WOW! Amazing it can push so many cars!! 
But you will need some ear-pops ;-) 

Didn't LGB had a propelled engine once also?


----------



## toddalin (Jan 4, 2008)

These are very easy to make and lots of fun. Mine is based on a left-over AristoCraft heavyweight truck and uses a surplus, $5, 30 volt, 4.47 amp Johnson hand tool motor mounted using a piece of sheet brass. The body is a plastic mailing tube and the "cockpit" is from a bottle of gear oil. Note the "Batmobile" "Captain Nemo" arch from the bottle's handle. I was going to put a pilot/co-pilot on the front much like LGB does on the Mars Flier, and paint it up but it loves to fly off the track with "wreckless abandon" and I never got to it.

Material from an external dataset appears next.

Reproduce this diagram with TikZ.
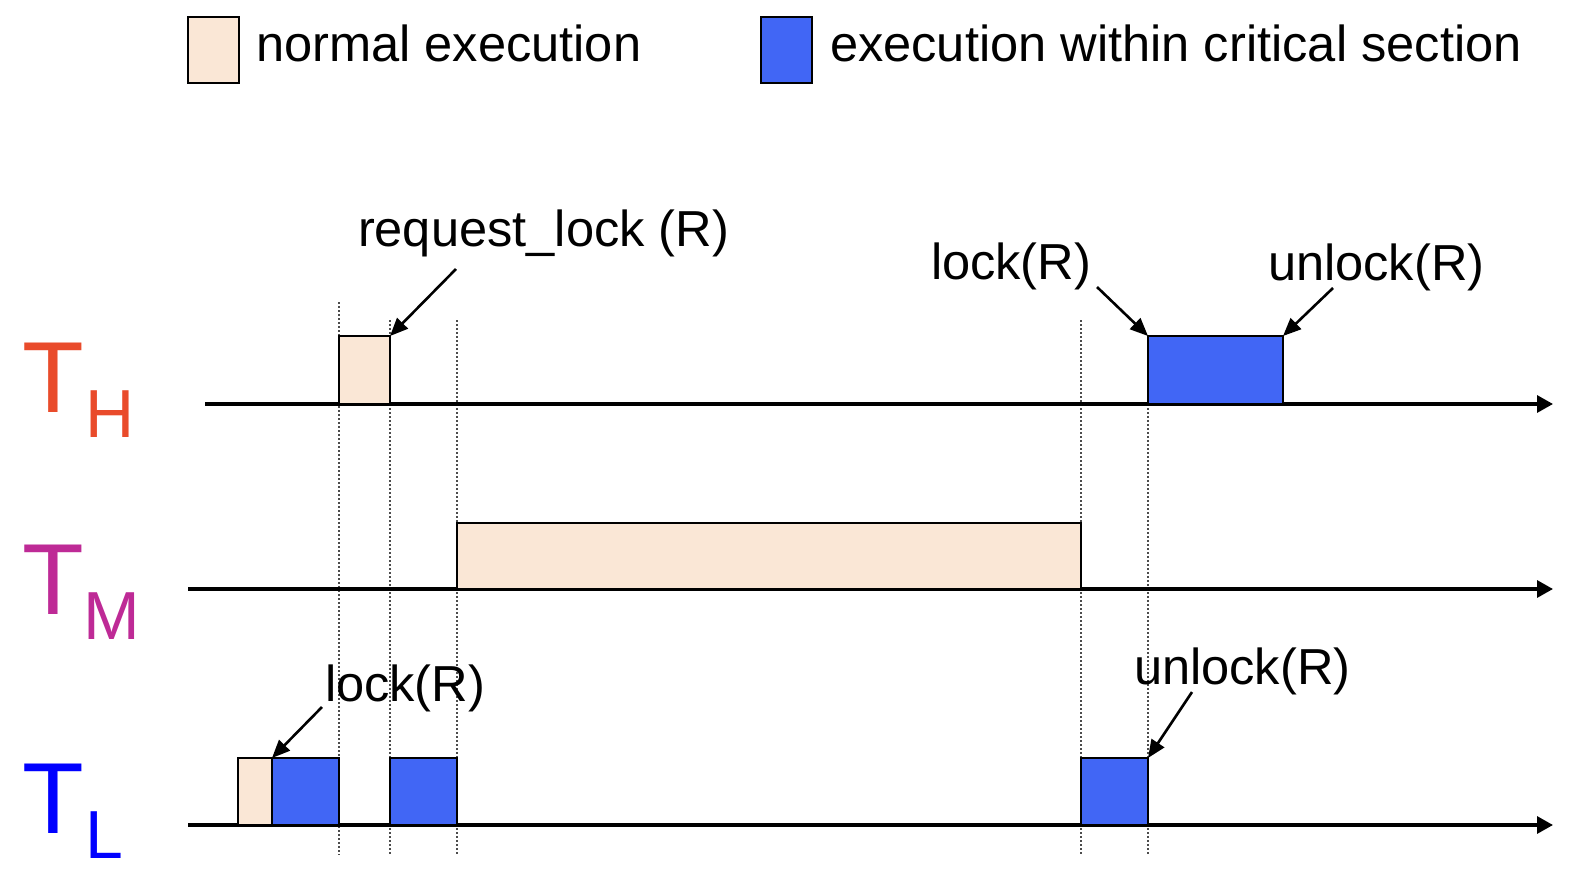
\documentclass[tikz,border=0pt]{standalone}
\usepackage{fontspec}
\setmainfont{Liberation Sans}
\usetikzlibrary{arrows.meta}
\definecolor{beige}{RGB}{250,231,214}
\definecolor{csblue}{RGB}{65,102,245}
\definecolor{thcol}{RGB}{233,75,43}
\definecolor{tmcol}{RGB}{190,42,150}
\definecolor{tlcol}{RGB}{0,0,255}
\begin{document}
\begin{tikzpicture}[x=1pt,y=-1pt,
  every node/.style={inner sep=0pt, outer sep=0pt},
  txt/.style={font=\fontsize{50.6}{60}\selectfont, anchor=base west},
  nbox/.style={draw=black, line width=2.2pt, fill=beige, anchor=south west},
  cbox/.style={draw=black, line width=2.2pt, fill=csblue, anchor=south west},
  axisline/.style={line width=3.2pt, -{Triangle[length=16pt,width=17pt]}},
  ann/.style={line width=2.6pt, -{Triangle[length=18pt,width=15pt]}},
  guide/.style={line width=2pt, dash pattern=on 2pt off 2pt, draw=black!70},
  bigT/.style={font=\fontsize{101}{110}\selectfont, anchor=base west},
  subT/.style={font=\fontsize{68}{78}\selectfont, anchor=base west}]
\useasboundingbox (0,0) rectangle (1590,876);

% legend
\node[nbox, minimum width=51pt, minimum height=66pt] (lgN) at (188,83) {};
\node[txt] (lgNt) at (256,61) {normal execution};
\node[cbox, minimum width=51pt, minimum height=66pt] (lgC) at (761,83) {};
\node[txt] (lgCt) at (830,61) {execution within critical section};

% guides
\draw[guide] (339,302) -- (339,855);
\draw[guide] (390,320) -- (390,855);
\draw[guide] (457,320) -- (457,855);
\draw[guide] (1081,320) -- (1081,855);
\draw[guide] (1148,336) -- (1148,855);

% axes
\coordinate (thS) at (205,404); \coordinate (thE) at (1553,404);
\coordinate (tmS) at (188,589); \coordinate (tmE) at (1553,589);
\coordinate (tlS) at (188,825); \coordinate (tlE) at (1553,825);
\draw[axisline] (thS) -- (thE);
\draw[axisline] (tmS) -- (tmE);
\draw[axisline] (tlS) -- (tlE);

% thread labels
\node[bigT, text=thcol] (thT) at (23,412) {T};
\node[subT, text=thcol] (thH) at (85,437) {H};
\node[bigT, text=tmcol] (tmT) at (23,614) {T};
\node[subT, text=tmcol] (tmM) at (83,639) {M};
\node[bigT, text=tlcol] (tlT) at (23,833) {T};
\node[subT, text=tlcol] (tlL) at (85,858) {L};

% boxes
\node[nbox, minimum width=51pt, minimum height=68pt] (thN) at (339,404) {};
\node[cbox, minimum width=135pt, minimum height=68pt] (thC) at (1148,404) {};
\node[nbox, minimum width=624pt, minimum height=66pt] (tmN) at (457,589) {};
\node[nbox, minimum width=34pt, minimum height=67pt] (tlN) at (238,825) {};
\node[cbox, minimum width=67pt, minimum height=67pt] (tlC1) at (272,825) {};
\node[cbox, minimum width=67pt, minimum height=67pt] (tlC2) at (390,825) {};
\node[cbox, minimum width=67pt, minimum height=67pt] (tlC3) at (1081,825) {};

% annotations
\node[txt] (reqL) at (358,246) {request\_lock (R)};
\node[txt] (lockH) at (931,279) {lock(R)};
\node[txt] (unlockH) at (1268,280) {unlock(R)};
\node[txt] (lockL) at (325,701) {lock(R)};
\node[txt] (unlockL) at (1134,684) {unlock(R)};

\coordinate (a1) at (456,269);
\coordinate (a2) at (1097,287);
\coordinate (a3) at (1333,288);
\coordinate (a4) at (322,707);
\coordinate (a5) at (1192,692);
\draw[ann] (a1) -- (thN.north east);
\draw[ann] (a2) -- (thC.north west);
\draw[ann] (a3) -- (thC.north east);
\draw[ann] (a4) -- (tlC1.north west);
\draw[ann] (a5) -- (tlC3.north east);
\end{tikzpicture}
\end{document}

I think that this would "blow away" the one on YouTube and could take off a finger. I've never tried pushing any railcars with it.


----------



## rmcintir (Apr 24, 2009)

I'm thinking ducted fan. Keeping these on the track is a real engineering feat!


----------



## toddalin (Jan 4, 2008)

You need to be able to _instantly_ throw the motor into reverse without any momentum to best negotiate the curves at speed.


----------



## K.A.Simpson (Mar 6, 2008)

I remember a few years ago, I saw a train pushing a shipping container on a gondola. The container had a propeller with the blade horizontal on top of the container. Another propeller on the side. As this unit was pushed along it trimmed along the track from growth of plants, weeds, etc. Perhaps someone can use this idea to great advantage!
Regards to all from Andrew at the Sandbar & Mudcrab Railway - downunder


----------



## George Schreyer (Jan 16, 2009)

There are several versions of the LGB Fortuna Flyer (Snoopy Flyer and Mars Flyer at least). I've never seen one run but they go for a small fortune on evilBay


----------



## sheepdog (Jan 2, 2008)

The Purple Baron...

Hot Laps

Craig


----------



## Dan Pierce (Jan 2, 2008)

I have the Mars flyer and controlling it with a 27mhz TE is fun. Plan ahead for curves. I throttle down before getting near a curve and then I throttle up 3/4 way through the curve. 

TE is programmed for B and B for accel and momentum. Instant control was not needed. 

One reason for hig cost was the LGB flyers all have ball bearing wheel sets with electrical pickups.


----------



## Dave Meashey (Jan 2, 2008)

The problem with ducted fan drives is that most of them are only rated to 10V. That said, I have never had enough tangent track available to wind the Fast Mail up to 10V! The polarity of my own vehicle's ducted fan drive is opposite that of "normal" large scale, so I often start it in reverse. I can also use reverse for braking - or getting back to a missed station platform. The LGB vehicles are the most "finger friendly," so I try to remember to pick up the Fast Mail by its body (which is actually a 1 liter soda bottle).

Yours,
David Meashey


----------



## Madman (Jan 5, 2008)

I may need to build one. My grandson will be thrilled. But unless I make it finger friendly, his mother will not be so thrilled.


----------